In Brazil, highly fractured carbonate rocks compose most pre-salt reservoirs. During oil production, the reservoir permeability evolves as fractures deform and fail in shear. Thus, a realistic description of those natural fractures is essential to establish an accurate interpretation of reservoir behavior. Several numerical approaches have been developed adopting either explicit or implicit representation of natural fractures. The former is appropriate for handling dominant fractures. However, depending on the complexity of fracture networks, the explicit representation can be unfeasible for numerical modelling. The implicit representation includes the effect of fractures through continuum approaches. This paper estimates the hydro-mechanical behavior of a fractured carbonate reservoir through the finite element method using some of the main approaches for fracture representation. For explicit fracture representation, we use zero-thickness interface elements, while for the implicit representation, we consider the dual porosity/dual permeability model. We compare the borehole pressure during the first years of production obtained while using each approach. The results show that the fully coupled zero-thickness interface model provides accurate estimates particularly in the presence of dominant fractures.
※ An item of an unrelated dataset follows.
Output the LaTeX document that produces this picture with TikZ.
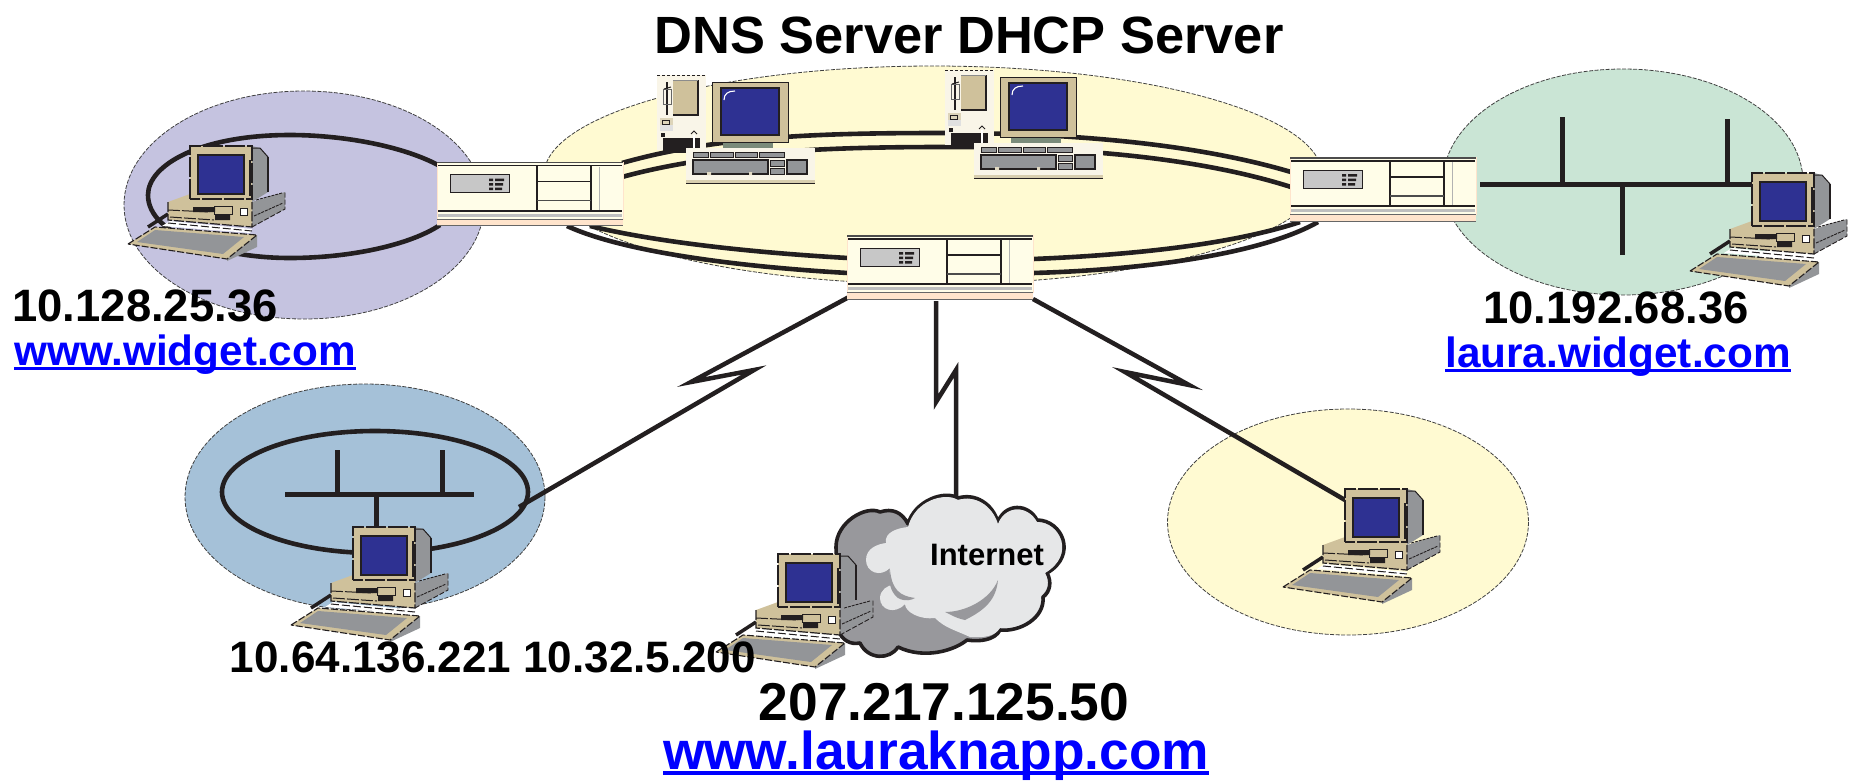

However, the explicit approach is computationally expensive owing to the difficulties associated to model building and required mesh refinement. On the other hand, the dual-porosity/dual-permeability models are very attractive in terms of efficiency and computational cost. However, the dual-porosity/dual-permeability model is more appropriate for fractured porous media with a connected fracture system. Finally, this paper provides a better understanding of some of the main approaches for fracture representation and their applications in reservoir geomechanics.

1. INTRODUCTION

The Brazilian pre-salt fields are composed of extremely heterogeneous carbonate formation. Those carbonate reservoirs are located below 2000 m water and 3000 m of rock formation, which includes a salt layer with different thicknesses (Beltrao et al. 2009). Tectonic movements are responsible for the development of fractures in rock formations. The connectivity of those fracture creates complex networks, which dominate the fluid flow pattern and mechanical behavior in many reservoirs (Zimmerman and Main 2004). Pre-existent fractures can be open or sedimented (closed fracture). Open natural fractures play as conduits that increase the permeability of the porous media, while sedimented natural fractures act as barriers changing the fluid flow behavior.